We have all seen the stranded on an island story before. Crashed plane, no rescue, limited supplies, lots of sweaty desperation. But Send Help asks a better question than most: what if the real survival problem is not nature, but corporate ego?
Rachel McAdams and Dylan O’Brien star as coworkers who go from awkward office hierarchy to literal survival mode after a plane crash leaves them alone on an island. He is the new CEO with all the confidence and zero humility. She is the quietly capable employee who suddenly becomes the only one who actually knows how to keep them alive. And just like that, the power dynamic flips hard.
The movie gets a lot of mileage out of that shift. Watching these two recalibrate who is actually in charge is way more entertaining than watching them build shelters or start fires. Their back and forth feels sharp, uncomfortable, and oddly funny in a way that comes from tension, not punchlines. This is not quippy Marvel humor. This is passive aggressive survival humor, which feels way more honest.
Both leads are doing strong work here. McAdams gives her character a mix of awkwardness and grit that feels earned rather than scripted. O’Brien leans into being insufferable just enough to make him entertaining instead of exhausting. Their chemistry is less romantic and more competitive, which honestly fits this story far better.

And then there is Sam Raimi, who might as well be listed as the third lead. This movie wears his fingerprints all over it. The camera moves, the tonal shifts, the way violence suddenly goes from mild to uncomfortably intense. Scenes that could have been forgettable get dialed up just enough to make you sit up in your seat. Raimi does not let this become a bland survival thriller. He keeps reminding you who is behind the wheel.
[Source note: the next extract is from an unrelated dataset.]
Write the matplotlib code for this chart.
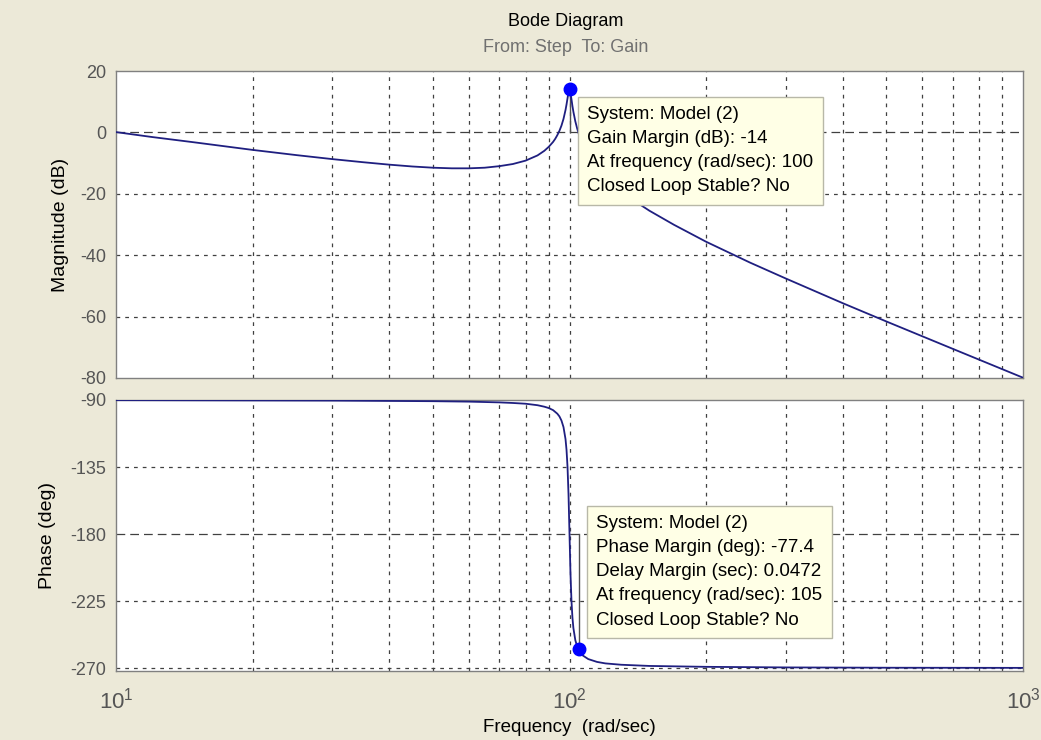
import matplotlib.pyplot as plt

# Bode data: frequency (rad/sec), magnitude (dB), phase (deg)
freq_mag = [10, 12, 15, 20, 25, 30, 35, 40, 45, 50, 55, 60, 65, 70, 75, 80, 85,
            88, 90, 92, 93, 94, 95, 96, 97, 98, 98.5, 99, 99.5, 100, 100.5,
            101, 101.5, 102, 103, 104, 105, 106, 108, 110, 115, 120, 130, 140,
            150, 170, 200, 250, 300, 400, 500, 700, 1000]
mag_db = [0.1, -1.5, -3.3, -5.7, -7.4, -8.7, -9.7, -10.5, -11.1, -11.5, -11.7,
          -11.7, -11.5, -11.0, -10.3, -9.2, -7.5, -6.0, -4.7, -3.1, -2.1, -0.9,
          0.5, 2.2, 4.4, 7.3, 9.1, 11.1, 13.1, 14.0, 12.9, 10.8, 8.6, 6.7, 3.6,
          1.2, -0.8, -2.5, -5.2, -7.3, -11.4, -14.4, -19.1, -22.6, -25.5,
          -30.1, -35.6, -42.4, -47.6, -55.6, -61.6, -70.5, -79.9]

freq_ph = [10, 30, 50, 60, 70, 75, 80, 85, 88, 90, 92, 94, 95, 96, 97, 98,
           98.5, 99, 99.5, 100, 100.5, 101, 101.5, 102, 103, 104, 105, 107,
           110, 115, 120, 130, 150, 200, 300, 500, 1000]
phase_deg = [-90.1, -90.4, -90.8, -91.1, -91.6, -92.0, -92.5, -93.5, -94.5,
             -95.4, -96.8, -99.2, -101.0, -103.8, -108.2, -116.3, -123.5,
             -134.9, -153.4, -180.0, -206.5, -224.8, -236.1, -243.2, -251.3,
             -255.7, -257.4, -261.6, -264.0, -265.9, -266.9, -267.8, -268.6,
             -269.2, -269.6, -269.8, -269.9]

# stability margins
gm_freq, gm_db = 100, 14.0
pm_freq, pm_phase = 105, -257.4

gm_text = ["System: Model (2)", "Gain Margin (dB): -14",
           "At frequency (rad/sec): 100", "Closed Loop Stable? No"]
pm_text = ["System: Model (2)", "Phase Margin (deg): -77.4",
           "Delay Margin (sec): 0.0472", "At frequency (rad/sec): 105",
           "Closed Loop Stable? No"]

bg = "#ECE9D8"
line_c = "#1F1F80"
tick_c = "#555555"
plt.rcParams['font.family'] = ['Liberation Sans', 'DejaVu Sans']
plt.rcParams['axes.unicode_minus'] = False
plt.rcParams['mathtext.fontset'] = 'custom'
plt.rcParams['mathtext.rm'] = 'Liberation Sans'

fig = plt.figure(figsize=(10.41, 7.40), dpi=100, facecolor=bg)
W, H = 1041, 740
def box(x0, y0, x1, y1):
    return [x0 / W, 1 - y1 / H, (x1 - x0) / W, (y1 - y0) / H]

ax1 = fig.add_axes(box(116, 71, 1023, 378))
ax2 = fig.add_axes(box(116, 400, 1023, 671))

minor = [k * 10 ** d for d in (1, 2) for k in range(2, 10)]
grid_kw = dict(color='#404040', lw=0.9, zorder=1)

for ax in (ax1, ax2):
    ax.set_xscale('log')
    ax.set_xlim(10, 1000)
    ax.set_facecolor('white')
    for s in ax.spines.values():
        s.set_color('#808080')
        s.set_linewidth(1.0)
    ax.tick_params(axis='both', which='both', length=0, colors=tick_c,
                   labelsize=13)
    ax.tick_params(axis='y', pad=7)
    ax.xaxis.set_minor_locator(plt.NullLocator())
    # vertical grid lines at each decade subdivision
    for f in minor + [100]:
        ax.axvline(f, ls=(0, (3, 4)), **grid_kw)

# magnitude
ax1.set_ylim(-80, 20)
ax1.set_yticks([-80, -60, -40, -20, 0, 20])
ax1.set_xticks([])
for yv in (-60, -40, -20):
    ax1.axhline(yv, ls=(0, (3, 4)), **grid_kw)
ax1.axhline(0, ls=(0, (7, 4)), **grid_kw)
ax1.plot(freq_mag, mag_db, color=line_c, lw=1.3, zorder=3)
ax1.plot([gm_freq, gm_freq], [0, gm_db], color='#505050', lw=1.0, zorder=2)
ax1.plot(gm_freq, gm_db, 'o', color='#0000FF', ms=9, zorder=4)
ax1.set_ylabel("Magnitude (dB)", fontsize=14, color='black', labelpad=8)

# phase
ax2.set_ylim(-272, -90)
ax2.set_yticks([-270, -225, -180, -135, -90])
ax2.set_xticks([10, 100, 1000])
ax2.set_xticklabels([r'$\mathregular{10^{1}}$', r'$\mathregular{10^{2}}$',
                     r'$\mathregular{10^{3}}$'], fontsize=16)
ax2.tick_params(axis='x', pad=12)
for yv in (-135, -225, -270):
    ax2.axhline(yv, ls=(0, (3, 4)), **grid_kw)
ax2.axhline(-180, ls=(0, (7, 4)), **grid_kw)
ax2.plot(freq_ph, phase_deg, color=line_c, lw=1.3, zorder=3)
ax2.plot([pm_freq, pm_freq], [-180, pm_phase], color='#505050', lw=1.0,
         zorder=2)
ax2.plot(pm_freq, pm_phase, 'o', color='#0000FF', ms=9, zorder=4)
ax2.set_ylabel("Phase (deg)", fontsize=14, color='black', labelpad=10)
ax2.set_xlabel("Frequency  (rad/sec)", fontsize=13.5, color='black',
               labelpad=4)

# data tips
tip_kw = dict(fontsize=13.5, va='top', ha='left', linespacing=1.55,
              bbox=dict(boxstyle='square,pad=0.5', fc='#FFFFE6',
                        ec='#B8B8A8', lw=1.0))
fig.text(587 / W, 1 - 106 / H, "\n".join(gm_text), **tip_kw)
fig.text(596 / W, 1 - 515 / H, "\n".join(pm_text), **tip_kw)

fig.text(566 / W, 1 - 21 / H, "Bode Diagram", ha='center', va='center',
         fontsize=13, color='black')
fig.text(566 / W, 1 - 47 / H, "From: Step  To: Gain", ha='center',
         va='center', fontsize=13, color='#707070')

fig.savefig("out.png", dpi=100, facecolor=bg)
The film is also funnier than you would expect, but in a sneaky way. The laughs come from character tension, not from undercutting the stakes. It never feels like the movie is winking at the audience. It lets the absurdity of the situation speak for itself.
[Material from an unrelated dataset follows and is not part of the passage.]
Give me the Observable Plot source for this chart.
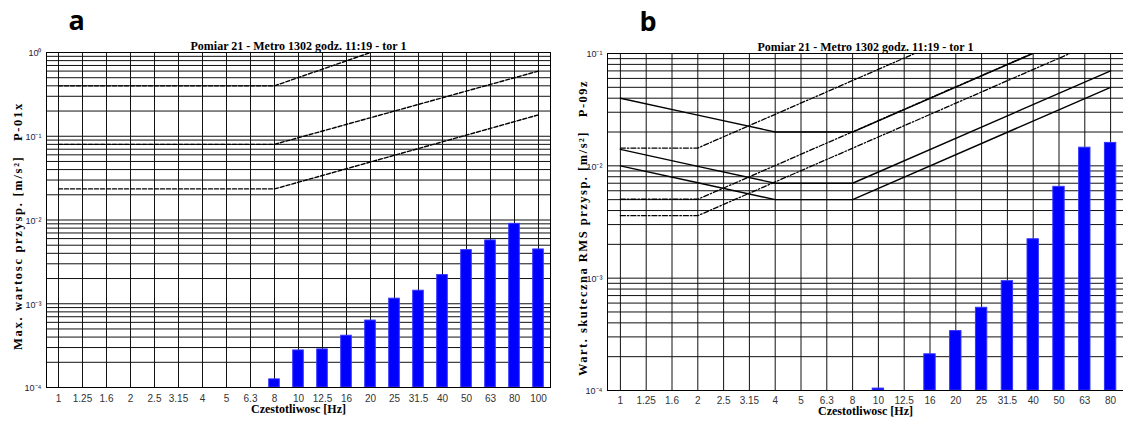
<!DOCTYPE html>
<html>
<head>
<meta charset="utf-8">
<script src="https://cdn.jsdelivr.net/npm/d3@7"></script>
<script src="https://cdn.jsdelivr.net/npm/@observablehq/plot@0.6"></script>
<style>
  body { margin: 0; background: #fff; }
  #wrap { position: relative; width: 1123px; height: 422px; overflow: hidden; background: #fff; }
</style>
</head>
<body>
<div id="wrap"></div>
<script>
// One-third octave band centre frequencies [Hz]
const freqsA = ["1", "1.25", "1.6", "2", "2.5", "3.15", "4", "5", "6.3", "8", "10",
                "12.5", "16", "20", "25", "31.5", "40", "50", "63", "80", "100"];
const freqsB = ["1", "1.25", "1.6", "2", "2.5", "3.15", "4", "5", "6.3", "8", "10",
                "12.5", "16", "20", "25", "31.5", "40", "50", "63", "80"];

// Peak acceleration per band, channel P-01x [m/s2] (null = no reading)
const peakX = [1e-4, 1e-4, 1e-4, 1e-4, 1e-4, 1e-4, 1e-4, 1e-4, null, 1.25e-4, 2.77e-4,
               2.85e-4, 4.15e-4, 6.3e-4, 1.15e-3, 1.43e-3, 2.2e-3, 4.37e-3, 5.7e-3, 9.0e-3, 4.45e-3];
// RMS acceleration per band, channel P-09z [m/s2]
const rmsZ = [1e-4, 1e-4, 1e-4, 1e-4, 1e-4, 1e-4, 1e-4, 1e-4, 1e-4, 1e-4, 1.04e-4,
              1e-4, 2.1e-4, 3.38e-4, 5.45e-4, 9.4e-4, 2.22e-3, 6.5e-3, 1.45e-2, 1.6e-2];

// Limit curves for peak values (band, m/s2) - dashed
const peakLimitHigh = [["1", 0.4], ["8", 0.4], ["20", 1.0]];
const peakLimitMid  = [["1", 0.08], ["8", 0.08], ["100", 0.6]];
const peakLimitLow  = [["1", 0.0235], ["8", 0.0235], ["100", 0.18]];

// Limit curves for vertical RMS (band, m/s2) - solid
const zLimit4   = [["1", 0.04], ["2", 0.0283], ["4", 0.02], ["8", 0.02], ["80", 0.2]];
const zLimit14  = [["1", 0.014], ["2", 0.0099], ["4", 0.007], ["8", 0.007], ["80", 0.07]];
const zLimit1   = [["1", 0.01], ["2", 0.00707], ["4", 0.005], ["8", 0.005], ["80", 0.05]];
// Limit curves for horizontal RMS (band, m/s2) - dash-dot
const xyLimit4  = [["1", 0.0144], ["2", 0.0144], ["80", 0.576]];
const xyLimit14 = [["1", 0.00504], ["2", 0.00504], ["80", 0.2016]];
const xyLimit1  = [["1", 0.0036], ["2", 0.0036], ["80", 0.144]];

const panelTags = ["a", "b"];
const titleText = "Pomiar 21 - Metro 1302 godz. 11:19 - tor 1";
const xLabelText = "Czestotliwosc [Hz]";
const serif = "'Liberation Serif', 'Times New Roman', serif";
const sans = "'Liberation Sans', Arial, sans-serif";
const tagFont = "'Open Sans', 'Liberation Sans', sans-serif";

const sup = {"0": "\u2070", "1": "\u00b9", "2": "\u00b2", "3": "\u00b3", "4": "\u2074", "-": "\u207b"};
const powerLabel = v => "10" + String(Math.round(Math.log10(v))).split("").map(c => sup[c]).join("");

const wrap = document.getElementById("wrap");

function panel({tag, tagDx, freqs, values, curves, yDomain, width, left, margins, yLabel, tickDy}) {
  const bars = freqs.map((f, i) => ({f, v: values[i]})).filter(d => d.v != null);
  const yFloor = yDomain[0];
  const yGrid = d3.scaleLog().domain(yDomain).ticks();
  const decades = yGrid.filter(v => Math.abs(Math.log10(v) - Math.round(Math.log10(v))) < 1e-9);

  const chart = Plot.plot({
    width,
    height: 422,
    marginLeft: margins.left,
    marginRight: margins.right,
    marginTop: margins.top,
    marginBottom: margins.bottom,
    style: {background: "transparent", fontFamily: sans, overflow: "visible"},
    x: {type: "band", domain: freqs, paddingInner: 0.56, paddingOuter: 0.28, round: false, axis: null},
    y: {type: "log", domain: yDomain, axis: null},
    marks: [
      // grid
      Plot.ruleY(yGrid, {y: d => d, stroke: "#111", strokeWidth: 1}),
      Plot.ruleX(freqs, {x: d => d, stroke: "#111", strokeWidth: 1}),
      // band values
      Plot.barY(bars, {x: "f", y1: () => yFloor, y2: "v", fill: "#0000ff", stroke: "#3333ff", strokeWidth: 1}),
      // limit curves
      ...curves.map(c => Plot.line(c.points, {
        x: d => d[0], y: d => d[1], stroke: "#000", strokeWidth: c.width,
        strokeDasharray: c.dash, clip: true
      })),
      Plot.frame({stroke: "#000", strokeWidth: 1}),
      // tick labels
      Plot.text(decades, {y: d => d, frameAnchor: "left", dx: -5, dy: 1, textAnchor: "end",
        text: powerLabel, fontSize: 9, fill: "#1c1c44", fontFamily: sans}),
      Plot.text(freqs, {x: d => d, frameAnchor: "bottom", dy: tickDy, text: d => d,
        fontSize: 10, fill: "#333", fontFamily: sans}),
      // panel tag and titles
      Plot.text([tag], {frameAnchor: "top-left", dx: tagDx, dy: -23, textAnchor: "start",
        lineAnchor: "bottom", fontSize: 27, fontWeight: "bold", fontFamily: tagFont, fill: "#000"}),
      Plot.text([titleText], {frameAnchor: "top", dy: -11, fontSize: 12, fontWeight: "bold",
        fontFamily: serif, fill: "#000"}),
      Plot.text([xLabelText], {frameAnchor: "bottom", dy: tickDy + 11, fontSize: 12, fontWeight: "bold",
        fontFamily: serif, fill: "#000"}),
      Plot.text([yLabel], {frameAnchor: "left", dx: margins.yLabelDx, dy: 6, rotate: -90,
        textAnchor: "middle", fontSize: 12.5, fontWeight: "bold", fontFamily: serif, fill: "#000"})
    ]
  });
  // the rotated axis title is set with wider letter spacing
  for (const t of chart.querySelectorAll("text")) {
    if (t.textContent === yLabel) t.setAttribute("letter-spacing", margins.yLabelSpacing);
  }
  chart.style.position = "absolute";
  chart.style.left = left + "px";
  chart.style.top = "0px";
  wrap.appendChild(chart);
}

panel({
  tag: panelTags[0],
  tagDx: 22,
  freqs: freqsA,
  values: peakX,
  yDomain: [1e-4, 1],
  width: 560,
  left: 0,
  tickDy: 14,
  margins: {left: 46, right: 10, top: 52, bottom: 35, yLabelDx: -29, yLabelSpacing: "1.7"},
  yLabel: "Max. wartosc przysp. [m/s\u00b2]\u00a0\u00a0\u00a0P-01x",
  curves: [
    {points: peakLimitHigh, dash: "4,2", width: 1.4},
    {points: peakLimitMid, dash: "4,2", width: 1.4},
    {points: peakLimitLow, dash: "4,2", width: 1.4}
  ]
});

panel({
  tag: panelTags[1],
  tagDx: 32,
  freqs: freqsB,
  values: rmsZ,
  yDomain: [1e-4, 1e-1],
  width: 563,
  left: 560,
  tickDy: 13,
  margins: {left: 47, right: 0, top: 53, bottom: 32, yLabelDx: -25, yLabelSpacing: "1.5"},
  yLabel: "Wart. skuteczna RMS przysp. [m/s\u00b2]\u00a0\u00a0\u00a0P-09z",
  curves: [
    {points: zLimit4, width: 1.4},
    {points: zLimit14, width: 1.4},
    {points: zLimit1, width: 1.4},
    {points: xyLimit4, dash: "5,2,1.5,2", width: 1.3},
    {points: xyLimit14, dash: "5,2,1.5,2", width: 1.3},
    {points: xyLimit1, dash: "5,2,1.5,2", width: 1.3}
  ]
});
</script>
</body>
</html>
That said, the ending is… a choice. I will not spoil anything, but it flirts with a much more interesting direction before pulling back at the last minute. It does not ruin the movie, but it definitely made me lean back in my seat and go, really? That is what we are doing?
Still, Send Help takes a familiar premise and gives it just enough style and personality to make it feel fresh again. It is not reinventing the genre, but it is reminding us why this kind of thriller works when the right filmmaker is involved.
Final Verdict
Buckets of Popcorn: 🍿🍿🍿🍿
A sharp, stylish survival thriller with real personality, elevated by strong performances and Raimi doing what Raimi does best. Even when it stumbles, it is never boring, and honestly, that already puts it ahead of a lot of January movies.